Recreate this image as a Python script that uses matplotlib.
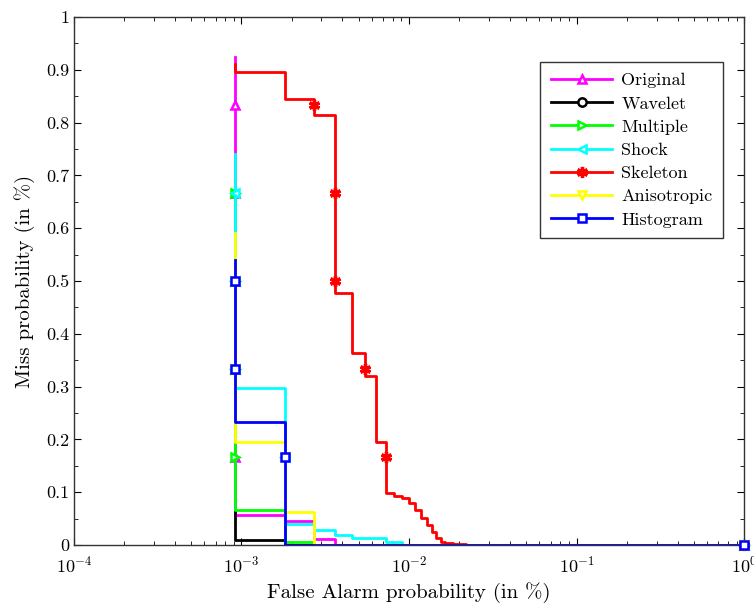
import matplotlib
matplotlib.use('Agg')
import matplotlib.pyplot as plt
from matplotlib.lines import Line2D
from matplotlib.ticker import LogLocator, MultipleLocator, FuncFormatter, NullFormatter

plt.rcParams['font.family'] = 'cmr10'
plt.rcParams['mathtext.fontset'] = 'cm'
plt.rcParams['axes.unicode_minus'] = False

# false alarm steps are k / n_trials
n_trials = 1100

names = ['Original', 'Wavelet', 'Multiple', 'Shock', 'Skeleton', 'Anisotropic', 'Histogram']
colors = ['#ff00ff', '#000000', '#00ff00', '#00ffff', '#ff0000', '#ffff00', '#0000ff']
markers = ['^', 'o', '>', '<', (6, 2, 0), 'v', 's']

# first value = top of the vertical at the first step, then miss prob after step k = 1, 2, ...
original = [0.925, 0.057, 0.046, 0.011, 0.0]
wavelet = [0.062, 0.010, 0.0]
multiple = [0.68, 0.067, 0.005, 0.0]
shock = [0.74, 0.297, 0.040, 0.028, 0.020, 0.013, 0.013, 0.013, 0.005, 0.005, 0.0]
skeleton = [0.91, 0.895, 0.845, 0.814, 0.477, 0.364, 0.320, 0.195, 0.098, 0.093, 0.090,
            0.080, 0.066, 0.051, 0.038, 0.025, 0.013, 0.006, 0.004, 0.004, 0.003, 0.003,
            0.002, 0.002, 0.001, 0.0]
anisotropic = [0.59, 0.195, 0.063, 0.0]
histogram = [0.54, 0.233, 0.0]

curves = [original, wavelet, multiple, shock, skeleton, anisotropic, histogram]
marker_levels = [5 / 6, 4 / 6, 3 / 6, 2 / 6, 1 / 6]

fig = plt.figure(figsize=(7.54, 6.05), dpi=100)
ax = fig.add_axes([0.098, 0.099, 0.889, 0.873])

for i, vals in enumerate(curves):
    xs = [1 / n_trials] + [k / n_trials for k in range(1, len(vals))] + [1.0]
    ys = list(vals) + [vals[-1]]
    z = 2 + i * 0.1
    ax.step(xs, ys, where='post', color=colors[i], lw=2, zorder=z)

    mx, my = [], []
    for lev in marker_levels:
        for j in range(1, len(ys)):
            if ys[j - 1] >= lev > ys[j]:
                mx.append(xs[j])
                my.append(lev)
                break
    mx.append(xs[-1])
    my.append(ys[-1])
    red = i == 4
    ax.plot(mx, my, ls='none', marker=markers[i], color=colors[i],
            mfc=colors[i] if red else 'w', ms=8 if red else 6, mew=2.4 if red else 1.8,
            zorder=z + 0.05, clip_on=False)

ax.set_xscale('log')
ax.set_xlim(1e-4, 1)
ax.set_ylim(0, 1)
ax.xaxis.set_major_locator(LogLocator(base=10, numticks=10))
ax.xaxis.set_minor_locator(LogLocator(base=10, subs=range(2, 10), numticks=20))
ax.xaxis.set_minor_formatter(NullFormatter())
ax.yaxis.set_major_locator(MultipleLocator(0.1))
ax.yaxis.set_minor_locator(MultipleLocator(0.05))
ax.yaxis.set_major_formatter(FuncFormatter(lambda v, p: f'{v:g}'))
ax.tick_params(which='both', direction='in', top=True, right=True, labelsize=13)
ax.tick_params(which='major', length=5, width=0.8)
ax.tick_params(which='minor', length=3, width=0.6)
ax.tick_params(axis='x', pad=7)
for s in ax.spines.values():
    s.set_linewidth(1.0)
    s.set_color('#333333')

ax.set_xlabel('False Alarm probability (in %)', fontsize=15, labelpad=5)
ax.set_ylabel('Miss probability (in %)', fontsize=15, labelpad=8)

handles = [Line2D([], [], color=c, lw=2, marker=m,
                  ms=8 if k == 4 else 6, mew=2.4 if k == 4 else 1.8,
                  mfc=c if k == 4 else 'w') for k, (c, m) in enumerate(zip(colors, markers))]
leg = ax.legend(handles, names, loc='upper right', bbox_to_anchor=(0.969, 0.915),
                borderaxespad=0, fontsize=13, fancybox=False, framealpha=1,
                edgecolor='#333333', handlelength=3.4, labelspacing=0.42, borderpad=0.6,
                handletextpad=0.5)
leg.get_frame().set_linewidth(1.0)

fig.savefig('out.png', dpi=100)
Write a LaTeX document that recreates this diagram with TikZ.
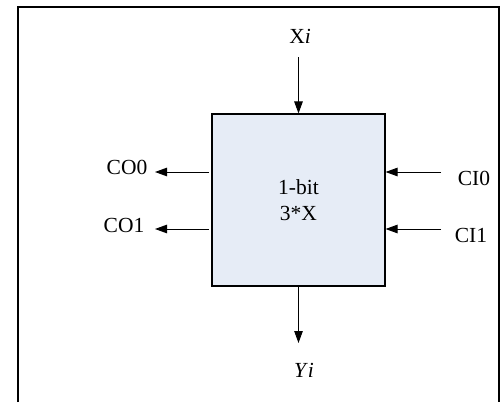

#### Instructions to follow:
Using the material above, set down every line exactly, but skip the pictures.

#### The answer:
Recreate this image as a Python script that uses matplotlib.
import matplotlib
matplotlib.use('Agg')
import matplotlib.pyplot as plt
from matplotlib.lines import Line2D
from matplotlib.ticker import LogLocator, MultipleLocator, FuncFormatter, NullFormatter

plt.rcParams['font.family'] = 'cmr10'
plt.rcParams['mathtext.fontset'] = 'cm'
plt.rcParams['axes.unicode_minus'] = False

# false alarm steps are k / n_trials
n_trials = 1100

names = ['Original', 'Wavelet', 'Multiple', 'Shock', 'Skeleton', 'Anisotropic', 'Histogram']
colors = ['#ff00ff', '#000000', '#00ff00', '#00ffff', '#ff0000', '#ffff00', '#0000ff']
markers = ['^', 'o', '>', '<', (6, 2, 0), 'v', 's']

# first value = top of the vertical at the first step, then miss prob after step k = 1, 2, ...
original = [0.925, 0.057, 0.046, 0.011, 0.0]
wavelet = [0.062, 0.010, 0.0]
multiple = [0.68, 0.067, 0.005, 0.0]
shock = [0.74, 0.297, 0.040, 0.028, 0.020, 0.013, 0.013, 0.013, 0.005, 0.005, 0.0]
skeleton = [0.91, 0.895, 0.845, 0.814, 0.477, 0.364, 0.320, 0.195, 0.098, 0.093, 0.090,
            0.080, 0.066, 0.051, 0.038, 0.025, 0.013, 0.006, 0.004, 0.004, 0.003, 0.003,
            0.002, 0.002, 0.001, 0.0]
anisotropic = [0.59, 0.195, 0.063, 0.0]
histogram = [0.54, 0.233, 0.0]

curves = [original, wavelet, multiple, shock, skeleton, anisotropic, histogram]
marker_levels = [5 / 6, 4 / 6, 3 / 6, 2 / 6, 1 / 6]

fig = plt.figure(figsize=(7.54, 6.05), dpi=100)
ax = fig.add_axes([0.098, 0.099, 0.889, 0.873])

for i, vals in enumerate(curves):
    xs = [1 / n_trials] + [k / n_trials for k in range(1, len(vals))] + [1.0]
    ys = list(vals) + [vals[-1]]
    z = 2 + i * 0.1
    ax.step(xs, ys, where='post', color=colors[i], lw=2, zorder=z)

    mx, my = [], []
    for lev in marker_levels:
        for j in range(1, len(ys)):
            if ys[j - 1] >= lev > ys[j]:
                mx.append(xs[j])
                my.append(lev)
                break
    mx.append(xs[-1])
    my.append(ys[-1])
    red = i == 4
    ax.plot(mx, my, ls='none', marker=markers[i], color=colors[i],
            mfc=colors[i] if red else 'w', ms=8 if red else 6, mew=2.4 if red else 1.8,
            zorder=z + 0.05, clip_on=False)

ax.set_xscale('log')
ax.set_xlim(1e-4, 1)
ax.set_ylim(0, 1)
ax.xaxis.set_major_locator(LogLocator(base=10, numticks=10))
ax.xaxis.set_minor_locator(LogLocator(base=10, subs=range(2, 10), numticks=20))
ax.xaxis.set_minor_formatter(NullFormatter())
ax.yaxis.set_major_locator(MultipleLocator(0.1))
ax.yaxis.set_minor_locator(MultipleLocator(0.05))
ax.yaxis.set_major_formatter(FuncFormatter(lambda v, p: f'{v:g}'))
ax.tick_params(which='both', direction='in', top=True, right=True, labelsize=13)
ax.tick_params(which='major', length=5, width=0.8)
ax.tick_params(which='minor', length=3, width=0.6)
ax.tick_params(axis='x', pad=7)
for s in ax.spines.values():
    s.set_linewidth(1.0)
    s.set_color('#333333')

ax.set_xlabel('False Alarm probability (in %)', fontsize=15, labelpad=5)
ax.set_ylabel('Miss probability (in %)', fontsize=15, labelpad=8)

handles = [Line2D([], [], color=c, lw=2, marker=m,
                  ms=8 if k == 4 else 6, mew=2.4 if k == 4 else 1.8,
                  mfc=c if k == 4 else 'w') for k, (c, m) in enumerate(zip(colors, markers))]
leg = ax.legend(handles, names, loc='upper right', bbox_to_anchor=(0.969, 0.915),
                borderaxespad=0, fontsize=13, fancybox=False, framealpha=1,
                edgecolor='#333333', handlelength=3.4, labelspacing=0.42, borderpad=0.6,
                handletextpad=0.5)
leg.get_frame().set_linewidth(1.0)

fig.savefig('out.png', dpi=100)
Write a LaTeX document that recreates this diagram with TikZ.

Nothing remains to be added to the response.